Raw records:
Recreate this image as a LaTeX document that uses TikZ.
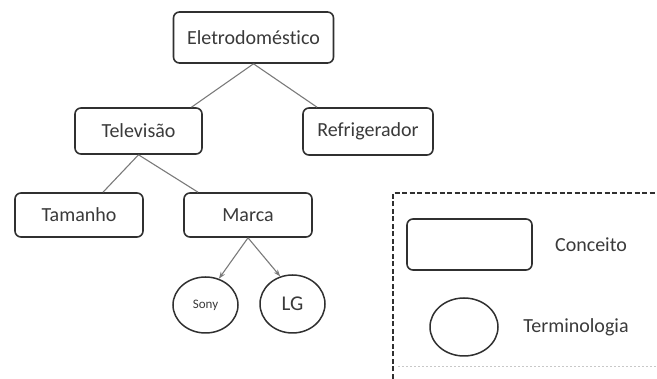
\documentclass[tikz,border=0pt]{standalone}
\usepackage{fontspec}
\setmainfont[Ligatures={NoCommon}]{Carlito}
\usetikzlibrary{shapes.geometric,arrows.meta}
\definecolor{ink}{HTML}{303030}
\definecolor{txt}{HTML}{3A3A3A}
\definecolor{link}{HTML}{7A7A7A}
\definecolor{faint}{HTML}{C8C8C8}
\tikzset{
  concept/.style={draw=ink, line width=1.6pt, rounded corners=6pt, fill=white,
    inner sep=0pt, text=txt, font=\fontsize{20}{24}\selectfont},
  term/.style={ellipse, draw=ink, line width=1.5pt, fill=white, inner sep=0pt,
    text=txt, font=\fontsize{20}{24}\selectfont},
  label/.style={inner sep=0pt, text=txt, font=\fontsize{20}{24}\selectfont},
  link/.style={draw=link, line width=1.1pt},
  arrowlink/.style={link, -{Stealth[length=7pt,width=5pt]}},
  frame/.style={draw=ink, line width=2.2pt, dash pattern=on 5pt off 2.5pt}
}
\begin{document}
\begin{tikzpicture}[x=1pt,y=-1pt]
\useasboundingbox (0,0) rectangle (657,379);

% concept tree
\node[concept, minimum width=160pt, minimum height=51pt] (eletro) at (253.5,37.5) {Eletrodoméstico};
\node[concept, minimum width=127pt, minimum height=46pt] (tv) at (138.5,131) {Televisão};
\node[concept, minimum width=130pt, minimum height=47pt] (ref) at (368,131.5) {Refrigerador};
\node[concept, minimum width=128pt, minimum height=44pt] (tam) at (79,215) {Tamanho};
\node[concept, minimum width=128pt, minimum height=44pt] (marca) at (248,215) {Marca};

% terminology leaves
\node[term, minimum width=65pt, minimum height=56pt, font=\fontsize{13}{15}\selectfont] (sony) at (205.5,305) {Sony};
\node[term, minimum width=65pt, minimum height=58pt, font=\fontsize{21}{25}\selectfont] (lg) at (292.5,304) {LG};

% connectors
\draw[link] (eletro.south) -- ([xshift=53pt]tv.north);
\draw[link] (eletro.south) -- ([xshift=-51pt]ref.north);
\draw[link] (tv.south) -- ([xshift=24pt]tam.north);
\draw[link] (tv.south) -- ([xshift=-50pt]marca.north);
\draw[arrowlink] (marca.south) -- (sony.63);
\draw[arrowlink] (marca.south) -- (lg.114);

% legend
\coordinate (fbl) at (393,379);
\coordinate (ftl) at (393,193);
\coordinate (ftr) at (657,193);
\draw[frame] (fbl) -- (ftl) -- (ftr);
\draw[faint, line width=1pt, dash pattern=on 2pt off 2pt] (398,367) -- (657,367);

\node[concept, minimum width=125pt, minimum height=51pt] (lgrect) at (469.5,244.5) {};
\node[label] (conceito) at (591,245) {Conceito};
\node[term, minimum width=68pt, minimum height=58pt] (lgell) at (464,327) {};
\node[label] (termino) at (576,327) {Terminologia};
\end{tikzpicture}
\end{document}
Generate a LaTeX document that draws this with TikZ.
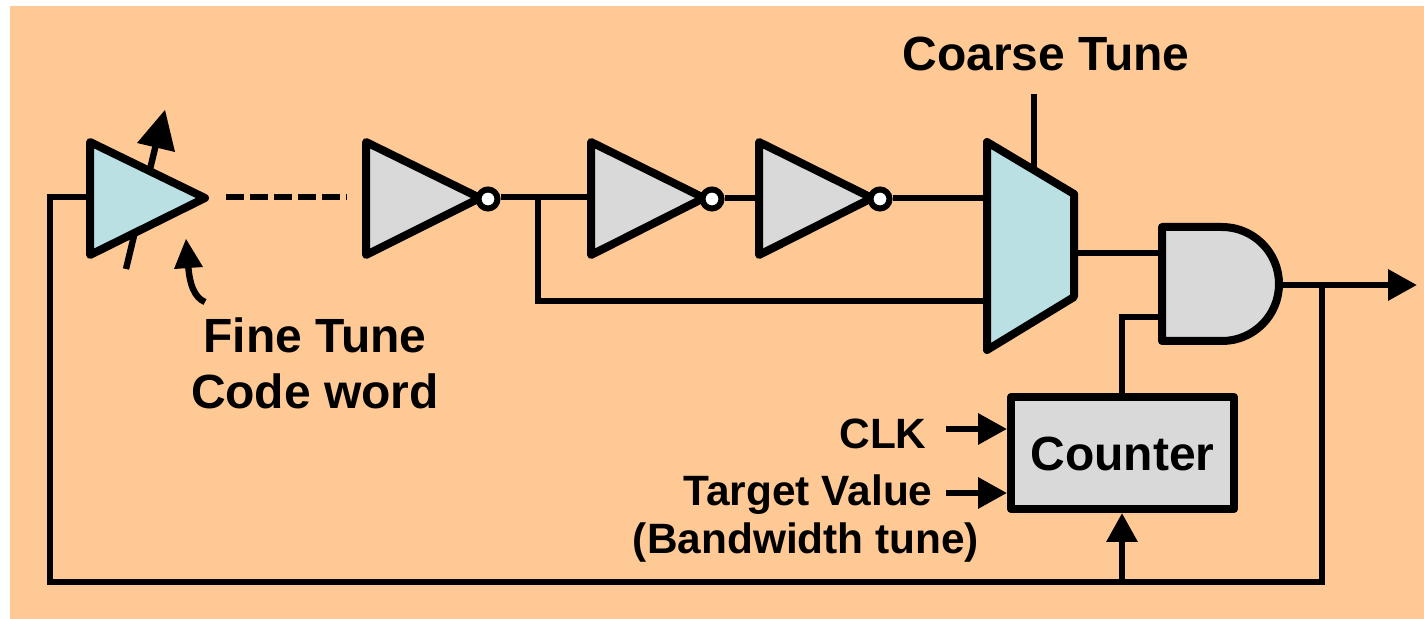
\documentclass[tikz,border=0pt]{standalone}
\usepackage{fontspec}
\setmainfont{Liberation Sans}
\usetikzlibrary{arrows.meta}
\definecolor{bgc}{HTML}{FFC996}
\definecolor{bluec}{HTML}{BAE0E4}
\definecolor{greyc}{HTML}{D9D9D9}
\tikzset{
  wire/.style={line width=3.2pt,line cap=butt,line join=miter},
  arrowwire/.style={wire,-{Triangle[length=14.5pt,width=15pt,sep=0pt]}},
  outline/.style={line width=4pt,line join=round,draw=black},
  bluefill/.style={outline,fill=bluec},
  greyfill/.style={outline,fill=greyc},
  bubble/.style={circle,draw=black,fill=white,line width=3pt,minimum size=9.5pt,inner sep=0pt},
  lab/.style={font=\fontsize{24}{24}\selectfont\bfseries,inner sep=0pt,align=center,text=black},
  labsmall/.style={font=\fontsize{21.2}{21.2}\selectfont\bfseries,inner sep=0pt,align=center,text=black},
}
\begin{document}
\begin{tikzpicture}[x=0.5pt,y=-0.5pt]
\useasboundingbox (0,0) rectangle (1424,619);
\fill[bgc] (10,6) rectangle (1424,619);
% coordinates
\coordinate (a1in) at (90,197);
\coordinate (c1) at (50,197);
\coordinate (c2) at (50,582);
\coordinate (c3) at (1322,582);
\coordinate (c4) at (1322,285);
\coordinate (cntbot) at (1122,582);
\coordinate (d1) at (226,197);
\coordinate (d2) at (347,197);
\coordinate (i3l) at (591,197);
\coordinate (i4l) at (759,198);
\coordinate (muxa) at (987,198);
\coordinate (muxb) at (987,301);
\coordinate (fb) at (538,197);
\coordinate (fb2) at (538,301);
\coordinate (muxout) at (1074,253);
\coordinate (anda) at (1162,253);
\coordinate (andb) at (1162,317);
\coordinate (andc) at (1122,317);
\coordinate (andout) at (1277,285);
\coordinate (outtip) at (1417,285);
\coordinate (ct1) at (1034,94);
\coordinate (ct2) at (1034,172);
\coordinate (ck) at (946,429);
\coordinate (tv) at (946,493);
% arrow through amplifier
\coordinate (va) at (126,269);
\coordinate (vb) at (158,136);
\draw[line width=3.2pt] (va) -- (vb);
\fill (165,110) -- (137,143) -- (175,152) -- cycle;
% wires
\draw[wire] (a1in) -- (c1) -- (c2) -- (c3) -- (c4);
\draw[wire] (fb) -- (fb2) -- (muxb);
\draw[wire,dash pattern=on 9pt off 3pt] (d1) -- (d2);
% shapes
\draw[bluefill] (90,142) -- (205,198) -- (90,255) -- cycle;
\draw[greyfill] (366,142) -- (480,198) -- (366,255) -- cycle;
\node[bubble] (b2) at (488,199) {};
\draw[greyfill] (591,142) -- (704,198) -- (591,255) -- cycle;
\node[bubble] (b3) at (712,199) {};
\draw[greyfill] (759,142) -- (872,198) -- (759,255) -- cycle;
\node[bubble] (b4) at (880,199) {};
\draw[bluefill] (987,142) -- (1074,194) -- (1074,297) -- (987,350) -- cycle;
\draw[greyfill] (1162,227) -- (1222,227) arc[start angle=90,end angle=-90,radius=28.5pt] -- (1162,341) -- cycle;
\node[greyfill,rectangle,minimum width=111.5pt,minimum height=56pt,inner sep=0pt,anchor=center,lab] (cnt) at (1122.5,453) {\smash{\raisebox{-9pt}{Counter}}};
% connectors
\draw[wire] (b2.east |- i3l) -- (i3l);
\draw[wire] (b3.east |- i4l) -- (i4l);
\draw[wire] (b4.east |- muxa) -- (muxa);
\draw[wire] (muxout) -- (anda);
\draw[wire] (andb) -- (andc) -- (cnt.north -| andc);
\draw[wire] (ct1) -- (ct2);
\draw[arrowwire] (andout) -- (outtip);
\draw[arrowwire] (ck) -- (cnt.west |- ck);
\draw[arrowwire] (tv) -- (cnt.west |- tv);
\draw[arrowwire] (cntbot) -- (cnt.south -| cntbot);
% curved arrow
\coordinate (fta) at (205,302);
\draw[line width=3.2pt] (fta) .. controls (195,298) and (189,285) .. (188,262);
\fill (186,239) -- (174,269) -- (203,267) -- cycle;
% labels
\node[lab] (coarse) at (1046,54) {Coarse Tune};
\node[lab] (fine) at (315,335) {Fine Tune};
\node[lab] (code) at (315,391) {Code word};
\node[labsmall] (clk) at (883,434) {CLK};
\node[labsmall] (target) at (808,495) {Target Value};
\node[labsmall] (bw) at (806,543) {(Bandwidth tune)};
\end{tikzpicture}
\end{document}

(What the task asks)
Write out each entry exactly as given, omitting any picture.

(Final answer)
Recreate this image as a LaTeX document that uses TikZ.
\documentclass[tikz,border=0pt]{standalone}
\usepackage{fontspec}
\setmainfont[Ligatures={NoCommon}]{Carlito}
\usetikzlibrary{shapes.geometric,arrows.meta}
\definecolor{ink}{HTML}{303030}
\definecolor{txt}{HTML}{3A3A3A}
\definecolor{link}{HTML}{7A7A7A}
\definecolor{faint}{HTML}{C8C8C8}
\tikzset{
  concept/.style={draw=ink, line width=1.6pt, rounded corners=6pt, fill=white,
    inner sep=0pt, text=txt, font=\fontsize{20}{24}\selectfont},
  term/.style={ellipse, draw=ink, line width=1.5pt, fill=white, inner sep=0pt,
    text=txt, font=\fontsize{20}{24}\selectfont},
  label/.style={inner sep=0pt, text=txt, font=\fontsize{20}{24}\selectfont},
  link/.style={draw=link, line width=1.1pt},
  arrowlink/.style={link, -{Stealth[length=7pt,width=5pt]}},
  frame/.style={draw=ink, line width=2.2pt, dash pattern=on 5pt off 2.5pt}
}
\begin{document}
\begin{tikzpicture}[x=1pt,y=-1pt]
\useasboundingbox (0,0) rectangle (657,379);

% concept tree
\node[concept, minimum width=160pt, minimum height=51pt] (eletro) at (253.5,37.5) {Eletrodoméstico};
\node[concept, minimum width=127pt, minimum height=46pt] (tv) at (138.5,131) {Televisão};
\node[concept, minimum width=130pt, minimum height=47pt] (ref) at (368,131.5) {Refrigerador};
\node[concept, minimum width=128pt, minimum height=44pt] (tam) at (79,215) {Tamanho};
\node[concept, minimum width=128pt, minimum height=44pt] (marca) at (248,215) {Marca};

% terminology leaves
\node[term, minimum width=65pt, minimum height=56pt, font=\fontsize{13}{15}\selectfont] (sony) at (205.5,305) {Sony};
\node[term, minimum width=65pt, minimum height=58pt, font=\fontsize{21}{25}\selectfont] (lg) at (292.5,304) {LG};

% connectors
\draw[link] (eletro.south) -- ([xshift=53pt]tv.north);
\draw[link] (eletro.south) -- ([xshift=-51pt]ref.north);
\draw[link] (tv.south) -- ([xshift=24pt]tam.north);
\draw[link] (tv.south) -- ([xshift=-50pt]marca.north);
\draw[arrowlink] (marca.south) -- (sony.63);
\draw[arrowlink] (marca.south) -- (lg.114);

% legend
\coordinate (fbl) at (393,379);
\coordinate (ftl) at (393,193);
\coordinate (ftr) at (657,193);
\draw[frame] (fbl) -- (ftl) -- (ftr);
\draw[faint, line width=1pt, dash pattern=on 2pt off 2pt] (398,367) -- (657,367);

\node[concept, minimum width=125pt, minimum height=51pt] (lgrect) at (469.5,244.5) {};
\node[label] (conceito) at (591,245) {Conceito};
\node[term, minimum width=68pt, minimum height=58pt] (lgell) at (464,327) {};
\node[label] (termino) at (576,327) {Terminologia};
\end{tikzpicture}
\end{document}
Generate a LaTeX document that draws this with TikZ.
\documentclass[tikz,border=0pt]{standalone}
\usepackage{fontspec}
\setmainfont{Liberation Sans}
\usetikzlibrary{arrows.meta}
\definecolor{bgc}{HTML}{FFC996}
\definecolor{bluec}{HTML}{BAE0E4}
\definecolor{greyc}{HTML}{D9D9D9}
\tikzset{
  wire/.style={line width=3.2pt,line cap=butt,line join=miter},
  arrowwire/.style={wire,-{Triangle[length=14.5pt,width=15pt,sep=0pt]}},
  outline/.style={line width=4pt,line join=round,draw=black},
  bluefill/.style={outline,fill=bluec},
  greyfill/.style={outline,fill=greyc},
  bubble/.style={circle,draw=black,fill=white,line width=3pt,minimum size=9.5pt,inner sep=0pt},
  lab/.style={font=\fontsize{24}{24}\selectfont\bfseries,inner sep=0pt,align=center,text=black},
  labsmall/.style={font=\fontsize{21.2}{21.2}\selectfont\bfseries,inner sep=0pt,align=center,text=black},
}
\begin{document}
\begin{tikzpicture}[x=0.5pt,y=-0.5pt]
\useasboundingbox (0,0) rectangle (1424,619);
\fill[bgc] (10,6) rectangle (1424,619);
% coordinates
\coordinate (a1in) at (90,197);
\coordinate (c1) at (50,197);
\coordinate (c2) at (50,582);
\coordinate (c3) at (1322,582);
\coordinate (c4) at (1322,285);
\coordinate (cntbot) at (1122,582);
\coordinate (d1) at (226,197);
\coordinate (d2) at (347,197);
\coordinate (i3l) at (591,197);
\coordinate (i4l) at (759,198);
\coordinate (muxa) at (987,198);
\coordinate (muxb) at (987,301);
\coordinate (fb) at (538,197);
\coordinate (fb2) at (538,301);
\coordinate (muxout) at (1074,253);
\coordinate (anda) at (1162,253);
\coordinate (andb) at (1162,317);
\coordinate (andc) at (1122,317);
\coordinate (andout) at (1277,285);
\coordinate (outtip) at (1417,285);
\coordinate (ct1) at (1034,94);
\coordinate (ct2) at (1034,172);
\coordinate (ck) at (946,429);
\coordinate (tv) at (946,493);
% arrow through amplifier
\coordinate (va) at (126,269);
\coordinate (vb) at (158,136);
\draw[line width=3.2pt] (va) -- (vb);
\fill (165,110) -- (137,143) -- (175,152) -- cycle;
% wires
\draw[wire] (a1in) -- (c1) -- (c2) -- (c3) -- (c4);
\draw[wire] (fb) -- (fb2) -- (muxb);
\draw[wire,dash pattern=on 9pt off 3pt] (d1) -- (d2);
% shapes
\draw[bluefill] (90,142) -- (205,198) -- (90,255) -- cycle;
\draw[greyfill] (366,142) -- (480,198) -- (366,255) -- cycle;
\node[bubble] (b2) at (488,199) {};
\draw[greyfill] (591,142) -- (704,198) -- (591,255) -- cycle;
\node[bubble] (b3) at (712,199) {};
\draw[greyfill] (759,142) -- (872,198) -- (759,255) -- cycle;
\node[bubble] (b4) at (880,199) {};
\draw[bluefill] (987,142) -- (1074,194) -- (1074,297) -- (987,350) -- cycle;
\draw[greyfill] (1162,227) -- (1222,227) arc[start angle=90,end angle=-90,radius=28.5pt] -- (1162,341) -- cycle;
\node[greyfill,rectangle,minimum width=111.5pt,minimum height=56pt,inner sep=0pt,anchor=center,lab] (cnt) at (1122.5,453) {\smash{\raisebox{-9pt}{Counter}}};
% connectors
\draw[wire] (b2.east |- i3l) -- (i3l);
\draw[wire] (b3.east |- i4l) -- (i4l);
\draw[wire] (b4.east |- muxa) -- (muxa);
\draw[wire] (muxout) -- (anda);
\draw[wire] (andb) -- (andc) -- (cnt.north -| andc);
\draw[wire] (ct1) -- (ct2);
\draw[arrowwire] (andout) -- (outtip);
\draw[arrowwire] (ck) -- (cnt.west |- ck);
\draw[arrowwire] (tv) -- (cnt.west |- tv);
\draw[arrowwire] (cntbot) -- (cnt.south -| cntbot);
% curved arrow
\coordinate (fta) at (205,302);
\draw[line width=3.2pt] (fta) .. controls (195,298) and (189,285) .. (188,262);
\fill (186,239) -- (174,269) -- (203,267) -- cycle;
% labels
\node[lab] (coarse) at (1046,54) {Coarse Tune};
\node[lab] (fine) at (315,335) {Fine Tune};
\node[lab] (code) at (315,391) {Code word};
\node[labsmall] (clk) at (883,434) {CLK};
\node[labsmall] (target) at (808,495) {Target Value};
\node[labsmall] (bw) at (806,543) {(Bandwidth tune)};
\end{tikzpicture}
\end{document}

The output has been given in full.